Vallahi siyasi erk için ne söylenecekse, ne denilecekse ben onları sizin takdirinize/ tercihinize, sizin bakışınıza bırakıyorum ama vicdan ve hukuk konusunda birazcık olsun söyleyeceklerim var tabii.
Önce şunu iyi bilmek gerekir ki hukuk; bu gün bana lazım ise yarın da size, yani her kese lazım olacak!
Çünkü bunun ötesi olunmayacağı gibi, hukuksuz da asla var olunmaz.
Ama vicdansız da olunamaz!
Bunlar insan yaşamının olmazsa olmazlarındandır.
Kandır/candır/hayattır!
Kafamızı biraz geriye çevirip de geçmişimize doğru şöyle bir bakacak olursak, neler görürüz neler?
Neler yaşamışızdır neler?
15 Türk Devletinin nasıl yaşamdan kaydıklarını, kaydıkları bu coğrafyalardan nasıl yer değiştirdiklerini, bunlara nelerin/nasıl sebep olduğunu görüp/bilip hep üzülüp durmuşuzdur.
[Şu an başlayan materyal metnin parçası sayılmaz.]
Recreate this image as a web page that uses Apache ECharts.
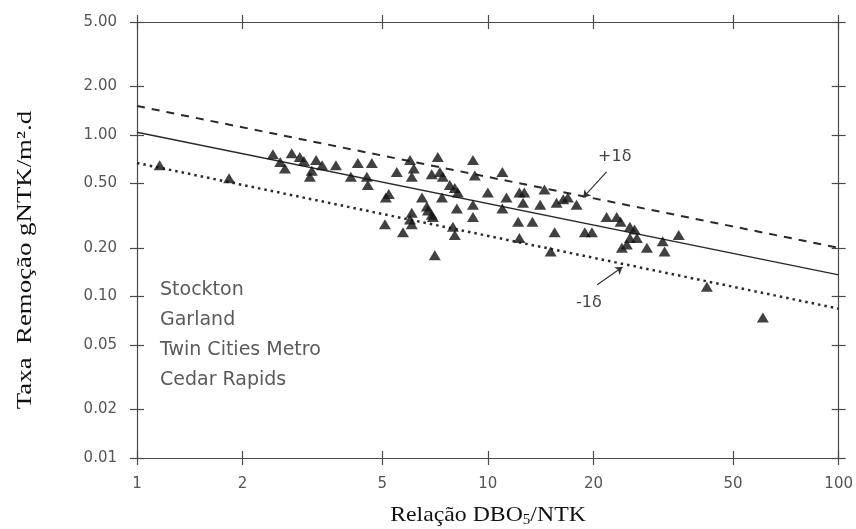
<!DOCTYPE html>
<html>
<head>
<meta charset="utf-8">
<script src="https://cdn.jsdelivr.net/npm/echarts@6/dist/echarts.min.js"></script>
<style>
  html, body { margin: 0; padding: 0; background: #fff; }
  #chart { width: 856px; height: 529px; }
</style>
</head>
<body>
<div id="chart"></div>
<script>
// Nitrogen removal rate vs. BOD5/TKN ratio (log-log)
const xTicks = [1, 2, 5, 10, 20, 50, 100];
const yTicks = [0.01, 0.02, 0.05, 0.1, 0.2, 0.5, 1, 2, 5];

// Observed plants: [DBO5/NTK, removal rate]
const observations = [
  [1.16, 0.65], [1.83, 0.54], [2.44, 0.76], [2.56, 0.68], [2.64, 0.62],
  [2.76, 0.77], [2.91, 0.73], [2.99, 0.69], [3.24, 0.70], [3.37, 0.65],
  [3.15, 0.60], [3.11, 0.55], [3.69, 0.65], [4.07, 0.55], [4.26, 0.67],
  [4.67, 0.67], [4.52, 0.55], [4.55, 0.49], [5.50, 0.59], [5.12, 0.41],
  [5.22, 0.43], [5.09, 0.28], [5.73, 0.25], [6.00, 0.70], [6.15, 0.62],
  [6.07, 0.55], [6.07, 0.33], [6.00, 0.30], [6.07, 0.28], [6.49, 0.41],
  [6.70, 0.36], [6.75, 0.34], [6.92, 0.32], [6.97, 0.31], [7.20, 0.73],
  [6.92, 0.57], [7.30, 0.59], [7.44, 0.55], [7.79, 0.49], [8.05, 0.47],
  [8.21, 0.44], [7.40, 0.41], [8.16, 0.35], [7.95, 0.27], [8.05, 0.24],
  [7.06, 0.18], [9.07, 0.70], [9.18, 0.56], [9.07, 0.37], [9.07, 0.31],
  [10.0, 0.44], [11.0, 0.59], [11.3, 0.41], [11.0, 0.35], [12.3, 0.44],
  [12.7, 0.44], [12.6, 0.38], [14.1, 0.37], [14.5, 0.46], [15.7, 0.38],
  [12.2, 0.29], [13.4, 0.29], [12.3, 0.23], [15.5, 0.25], [15.1, 0.19],
  [16.4, 0.40], [16.9, 0.41], [17.9, 0.37], [18.9, 0.25], [19.8, 0.25],
  [21.8, 0.31], [23.3, 0.31], [23.9, 0.29], [25.4, 0.27], [26.2, 0.26],
  [24.1, 0.20], [24.9, 0.21], [25.4, 0.23], [26.6, 0.23], [28.4, 0.20],
  [31.5, 0.22], [31.9, 0.19], [35.0, 0.24], [42.1, 0.115], [60.8, 0.074]
];

// Regression line and ±1 standard deviation bands
const fitLine   = [[1, 1.04], [100, 0.136]];
const upperLine = [[1, 1.51], [100, 0.20]];
const lowerLine = [[1, 0.67], [100, 0.084]];

// Band annotations: text anchor and arrow start/end
const plusLabel  = { text: '+1δ', at: [23.0, 0.73], arrow: [[21.8, 0.59], [18.7, 0.41]] };
const minusLabel = { text: '-1δ', at: [19.4, 0.091], arrow: [[20.5, 0.118], [24.2, 0.152]] };

const plantNames = ['Stockton', 'Garland', 'Twin Cities Metro', 'Cedar Rapids'];

const axisColor = '#4a4a4a';
const sansFont = '"DejaVu Sans", Verdana, sans-serif';
const serifFont = '"Liberation Serif", "Times New Roman", serif';
const labelFont = { color: '#555', fontFamily: sansFont, fontSize: 15 };

function xAxisDef(position, inside, withLabels) {
  return {
    type: 'log', logBase: 10, min: 1, max: 100, position: position,
    axisLine: { show: !inside, lineStyle: { color: axisColor, width: 1.2 } },
    axisTick: { show: true, inside: inside, length: 7, customValues: xTicks,
                lineStyle: { color: axisColor, width: 1.2 } },
    axisLabel: withLabels
      ? Object.assign({ show: true, margin: 19, customValues: xTicks,
                        formatter: v => String(Math.round(v)) }, labelFont)
      : { show: false },
    splitLine: { show: false }, minorTick: { show: false }
  };
}
function yAxisDef(position, inside, withLabels) {
  return {
    type: 'log', logBase: 10, min: 0.01, max: 5, position: position,
    axisLine: { show: !inside, lineStyle: { color: axisColor, width: 1.2 } },
    axisTick: { show: true, inside: inside, length: 7, customValues: yTicks,
                lineStyle: { color: axisColor, width: 1.2 } },
    axisLabel: withLabels
      ? Object.assign({ show: true, margin: 20, customValues: yTicks,
                        formatter: v => Number(v).toFixed(2) }, labelFont)
      : { show: false },
    splitLine: { show: false }, minorTick: { show: false }
  };
}

const xAxes = [xAxisDef('bottom', false, true), xAxisDef('bottom', true, false),
               xAxisDef('top', false, false), xAxisDef('top', true, false)];
const yAxes = [yAxisDef('left', false, true), yAxisDef('left', true, false),
               yAxisDef('right', false, false), yAxisDef('right', true, false)];

function bandLine(name, data, type, width) {
  return {
    name: name, type: 'line', data: data, showSymbol: false, silent: true, z: 2,
    lineStyle: { color: '#2a2a2a', width: width, type: type }
  };
}

function annotation(a) {
  return {
    symbol: ['none', 'arrow'], symbolSize: 7, silent: true,
    lineStyle: { color: '#333', width: 1.2, type: 'solid' },
    label: { show: false },
    data: [[{ coord: a.arrow[0] }, { coord: a.arrow[1] }]]
  };
}
function annotationText(a) {
  return {
    symbol: 'rect', symbolSize: 1, silent: true,
    itemStyle: { color: 'rgba(0,0,0,0)' },
    label: { show: true, position: 'inside', formatter: a.text,
             color: '#444', fontFamily: sansFont, fontSize: 16 },
    data: [{ coord: a.at }]
  };
}

const titles = [
  { // x axis title with subscript
    type: 'text', x: 488, y: 515, scaleX: 1.08, silent: true,
    style: {
      text: 'Relação DBO{s|5}/NTK', fill: '#111', fontFamily: serifFont, fontSize: 22,
      align: 'center', verticalAlign: 'middle',
      rich: { s: { fontFamily: serifFont, fontSize: 14, fill: '#111', padding: [10, 0, 0, 0] } }
    }
  },
  { // y axis title, rotated
    type: 'text', x: 25, y: 260, rotation: Math.PI / 2, scaleX: 1.22, silent: true,
    style: {
      text: 'Taxa  Remoção gNTK/m².d', fill: '#111', fontFamily: serifFont, fontSize: 22,
      align: 'center', verticalAlign: 'middle'
    }
  }
];

const plantLabels = plantNames.map((n, i) => ({
  type: 'text', x: 160, y: 290 + i * 30, silent: true,
  style: { text: n, fill: '#5a5a5a', fontFamily: sansFont, fontSize: 19,
           align: 'left', verticalAlign: 'middle' }
}));

const chart = echarts.init(document.getElementById('chart'));
chart.setOption({
  backgroundColor: '#ffffff',
  animation: false,
  grid: { left: 137, right: 17, top: 22, bottom: 71 },
  xAxis: xAxes,
  yAxis: yAxes,
  series: [
    bandLine('+1δ', upperLine, [8, 7], 2),
    bandLine('ajuste', fitLine, 'solid', 1.5),
    bandLine('-1δ', lowerLine, [2.5, 4], 2.5),
    {
      name: 'observações', type: 'scatter', data: observations, z: 3,
      symbol: 'triangle', symbolSize: [12, 10],
      itemStyle: { color: '#111' },
      markLine: annotation(plusLabel),
      markPoint: annotationText(plusLabel)
    },
    {
      name: 'anot', type: 'scatter', data: [], z: 3,
      markLine: annotation(minusLabel),
      markPoint: annotationText(minusLabel)
    }
  ],
  graphic: titles.concat(plantLabels)
});
</script>
</body>
</html>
Ama bunlardan ders almamız gerekirken, bilenlerin anlatması, bilmeyenlerin de dinlemesi gerekirken, daima susmuşuz, susmuş be kardeşim susmuşuz!
***
Bu gün sistem gereği, halk arasında atılır/tutulur/dokunulur ve yutulur gibi görülen/duyulan, bazı konular dillendirilse bile, bunların hem hukuk önünde, hem de vicdanlarda yara bırakacağını hepimiz bilmekteyiz.
Bilmekteyiz ama…
“Bunlar doğru yöntemler değil” diyecek yürekli kişileri de bulamıyoruz dersem de, yalan değil hani?
Çünkü her kes kendi bacağının, kendi cebinin, kendi koltuğunun derdine düşmüş be kardeşim!
Sanki “bana dokunmayan bin yaşasın” der gibi bir tutum içersinde sadece bakıyorlar.
Bilge beyinler, örnek kişiler, kanaat önderleri susmuş, bana ne der gibi bir yapının içersine girmişler.
Yazık!
Bu memlekete, bu memleketin insanlarına yazık!
***
Bırakın bu ana kadar yaşananları…
Kör/topal da olsa bu günlere kadar da gelindi dersek...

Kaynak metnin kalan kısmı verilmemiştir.